A printed version of this Agreement and of any notice given in electronic form shall be admissible in judicial or administrative proceedings based upon or relating to this agreement to the same extent and subject to the same conditions as other business documents and records originally generated and maintained in printed form. It is the express wish to the parties that this agreement and all related documents be written in English.
No delay on our behalf in exercising, or any failure by us to exercise, any right or remedy available to us under this Agreement will be construed as a waiver unless reduced to writing and signed by us.

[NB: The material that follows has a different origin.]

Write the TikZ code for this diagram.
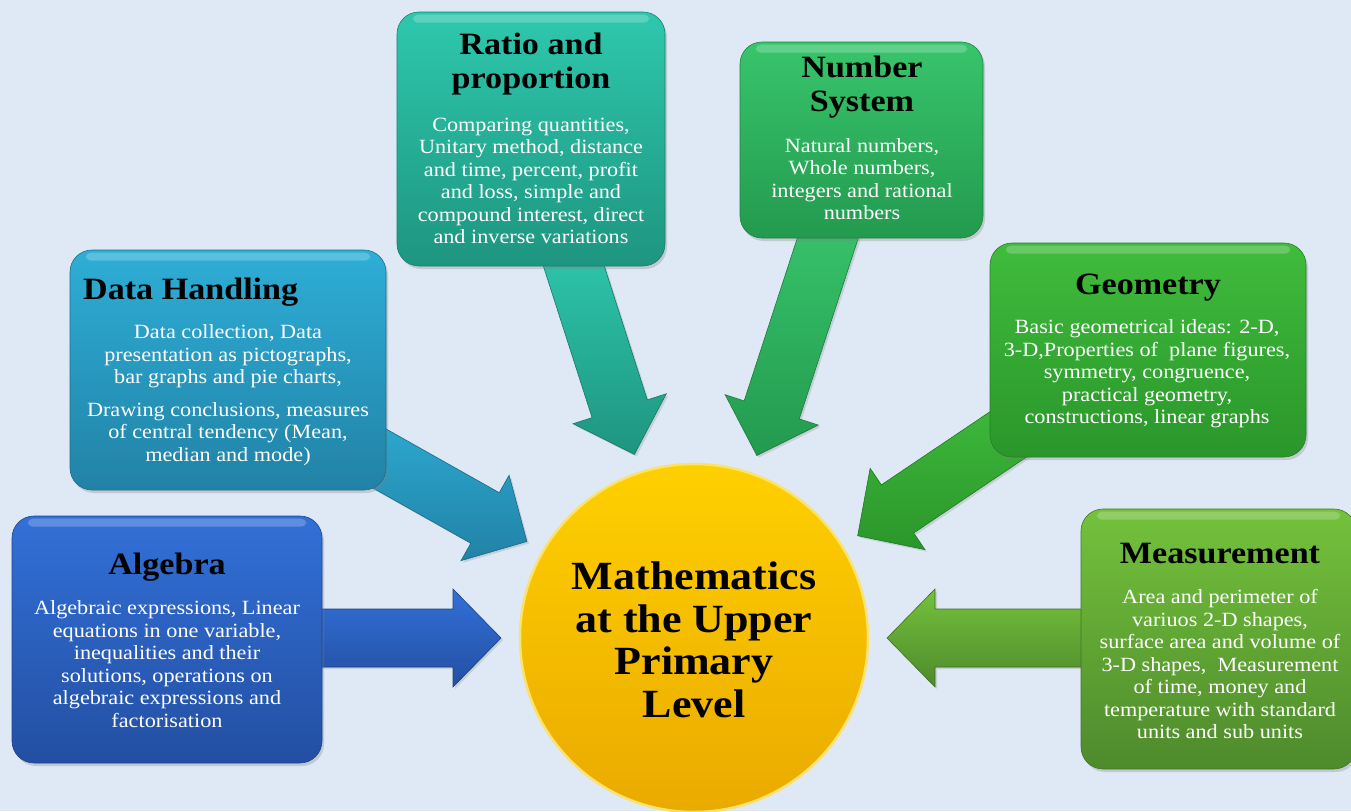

If any provision of this Agreement is held invalid or unenforceable by any court or arbitrator of competent jurisdiction, the other provisions of this Agreement will remain in full force and effect. Any provision of this Agreement held invalid or unenforceable only in part or degree will remain in full force and effect to the extent not specifically held invalid or unenforceable.
This Agreement is binding on your successors, assigns, heirs, legal representatives, and personal representatives. This Agreement is binding on our successors and assigns.
Except as otherwise expressly provided in this Agreement, there are no third-party beneficiaries of the Agreement.
In construing this Agreement, the following rules apply: (a) The headings used in this Agreement are for ease of reference only, and cannot be used to construe the Agreement; (b) The singular includes the plural and the plural includes the singular; and (c) Common nouns and pronouns will be deemed to refer to the masculine, feminine, neuter, singular, and plural.